Your instructions -> Repeat what the lines below say, word for word, and skip every image.

Available data ->
* BEGIN *
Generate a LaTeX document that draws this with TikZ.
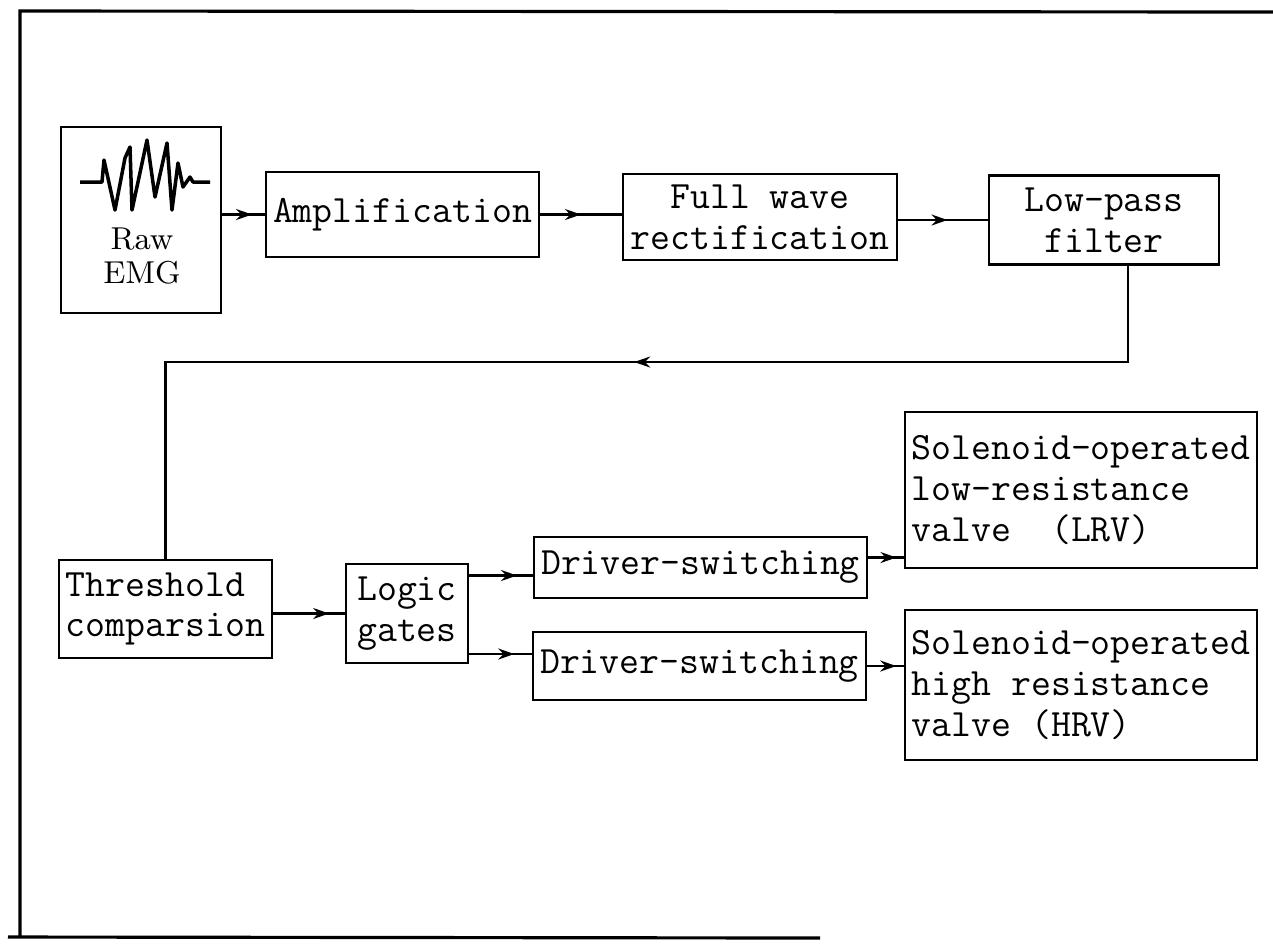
\documentclass[tikz,border=0pt]{standalone}
\usepackage{fontspec}
\usetikzlibrary{arrows.meta,decorations.markings,calc}

\tikzset{
	block/.style={draw, line width=0.6pt, inner sep=2pt, align=center, font=\fontsize{11}{11.6}\selectfont\ttfamily},
	blockgross/.style 2 args={block, minimum width=#1, minimum height=#2},
	pfeil/.style={line width=0.6pt, postaction={decorate},
		decoration={markings, mark=at position #1 with {\arrow{Stealth[length=1.6mm,width=1.1mm]}}}},
	pfeil/.default=0.6
}

\begin{document}
\begin{tikzpicture}[x=0.01cm, y=-0.01cm]
		\useasboundingbox (0,0) rectangle (1273,947);
		% Rahmen
		\draw[line width=0.9pt] (1273,12) -- (20,11) -- (20,937);
		\draw[line width=0.9pt] (8,937) -- (820,938);
		% Rohsignal
		\node[draw, line width=0.6pt, minimum width=1.60cm, minimum height=1.86cm] (raw) at (141,220) {};
		\draw[line width=1pt, line join=round] (80,182) -- (102,182) -- (104,160) -- (115,210) -- (125,158) -- (130,147)
			-- (132,210) -- (147,140) -- (155,197) -- (167,143) -- (172,210) -- (178,163) -- (183,187)
			-- (190,177) -- (193,182) -- (210,182);
		\node[font=\fontsize{9}{9.4}\selectfont\rmfamily, align=center] (rawtxt) at (142,256) {Raw\\EMG};
		% Bloecke
		\node[blockgross={2.71cm}{0.85cm}] (amp) at (402.5,214.5) {Amplification};
		\node[blockgross={2.74cm}{0.86cm}] (fw) at (760,217) {Full wave\\rectification};
		\node[blockgross={2.30cm}{0.89cm}] (lp) at (1104,220) {Low-pass\\filter};
		\node[blockgross={2.13cm}{0.98cm}, align=left] (thr) at (165.5,609) {Threshold\\comparsion};
		\node[blockgross={1.22cm}{0.99cm}, align=left] (logic) at (407,613.5) {Logic\\gates};
		\node[blockgross={3.31cm}{0.61cm}] (drv1) at (700.5,567.5) {Driver-switching};
		\node[blockgross={3.33cm}{0.68cm}] (drv2) at (699.5,666) {Driver-switching};
		\node[blockgross={3.48cm}{1.56cm}, align=left] (lrv) at (1081,490)
			{Solenoid-operated\\low-resistance\\valve~~(LRV)};
		\node[blockgross={3.48cm}{1.50cm}, align=left] (hrv) at (1081,685)
			{Solenoid-operated\\high resistance\\valve (HRV)};
		% Verbindungen
		\draw[pfeil=0.7] (amp.west -| raw.east) -- (amp.west);
		\draw[pfeil=0.5] (amp.east) -- (amp.east -| fw.west);
		\draw[pfeil=0.55] (lp.west -| fw.east) -- (lp.west);
		\coordinate (rueck) at (1128,362);
		\draw[pfeil=0.47] (lp.south -| rueck) -- (rueck) -- (rueck -| thr.north) -- (thr.north);
		\draw[pfeil=0.78] (logic.west -| thr.east) -- (logic.west);
		\coordinate (d1) at ($(drv1.west)+(0,8)$);
		\coordinate (d2) at ($(drv2.west)+(0,-12)$);
		\draw[pfeil=0.75] (d1 -| logic.east) -- (d1);
		\draw[pfeil=0.72] (d2 -| logic.east) -- (d2);
		\coordinate (v1) at ($(drv1.east)+(0,-10)$);
		\draw[pfeil=0.8] (v1) -- (v1 -| lrv.west);
		\draw[pfeil=0.8] (drv2.east) -- (drv2.east -| hrv.west);
\end{tikzpicture}
\end{document}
* END *
Output ->
Generate a LaTeX document that draws this with TikZ.
\documentclass[tikz,border=0pt]{standalone}
\usepackage{fontspec}
\usetikzlibrary{arrows.meta,decorations.markings,calc}

\tikzset{
	block/.style={draw, line width=0.6pt, inner sep=2pt, align=center, font=\fontsize{11}{11.6}\selectfont\ttfamily},
	blockgross/.style 2 args={block, minimum width=#1, minimum height=#2},
	pfeil/.style={line width=0.6pt, postaction={decorate},
		decoration={markings, mark=at position #1 with {\arrow{Stealth[length=1.6mm,width=1.1mm]}}}},
	pfeil/.default=0.6
}

\begin{document}
\begin{tikzpicture}[x=0.01cm, y=-0.01cm]
		\useasboundingbox (0,0) rectangle (1273,947);
		% Rahmen
		\draw[line width=0.9pt] (1273,12) -- (20,11) -- (20,937);
		\draw[line width=0.9pt] (8,937) -- (820,938);
		% Rohsignal
		\node[draw, line width=0.6pt, minimum width=1.60cm, minimum height=1.86cm] (raw) at (141,220) {};
		\draw[line width=1pt, line join=round] (80,182) -- (102,182) -- (104,160) -- (115,210) -- (125,158) -- (130,147)
			-- (132,210) -- (147,140) -- (155,197) -- (167,143) -- (172,210) -- (178,163) -- (183,187)
			-- (190,177) -- (193,182) -- (210,182);
		\node[font=\fontsize{9}{9.4}\selectfont\rmfamily, align=center] (rawtxt) at (142,256) {Raw\\EMG};
		% Bloecke
		\node[blockgross={2.71cm}{0.85cm}] (amp) at (402.5,214.5) {Amplification};
		\node[blockgross={2.74cm}{0.86cm}] (fw) at (760,217) {Full wave\\rectification};
		\node[blockgross={2.30cm}{0.89cm}] (lp) at (1104,220) {Low-pass\\filter};
		\node[blockgross={2.13cm}{0.98cm}, align=left] (thr) at (165.5,609) {Threshold\\comparsion};
		\node[blockgross={1.22cm}{0.99cm}, align=left] (logic) at (407,613.5) {Logic\\gates};
		\node[blockgross={3.31cm}{0.61cm}] (drv1) at (700.5,567.5) {Driver-switching};
		\node[blockgross={3.33cm}{0.68cm}] (drv2) at (699.5,666) {Driver-switching};
		\node[blockgross={3.48cm}{1.56cm}, align=left] (lrv) at (1081,490)
			{Solenoid-operated\\low-resistance\\valve~~(LRV)};
		\node[blockgross={3.48cm}{1.50cm}, align=left] (hrv) at (1081,685)
			{Solenoid-operated\\high resistance\\valve (HRV)};
		% Verbindungen
		\draw[pfeil=0.7] (amp.west -| raw.east) -- (amp.west);
		\draw[pfeil=0.5] (amp.east) -- (amp.east -| fw.west);
		\draw[pfeil=0.55] (lp.west -| fw.east) -- (lp.west);
		\coordinate (rueck) at (1128,362);
		\draw[pfeil=0.47] (lp.south -| rueck) -- (rueck) -- (rueck -| thr.north) -- (thr.north);
		\draw[pfeil=0.78] (logic.west -| thr.east) -- (logic.west);
		\coordinate (d1) at ($(drv1.west)+(0,8)$);
		\coordinate (d2) at ($(drv2.west)+(0,-12)$);
		\draw[pfeil=0.75] (d1 -| logic.east) -- (d1);
		\draw[pfeil=0.72] (d2 -| logic.east) -- (d2);
		\coordinate (v1) at ($(drv1.east)+(0,-10)$);
		\draw[pfeil=0.8] (v1) -- (v1 -| lrv.west);
		\draw[pfeil=0.8] (drv2.east) -- (drv2.east -| hrv.west);
\end{tikzpicture}
\end{document}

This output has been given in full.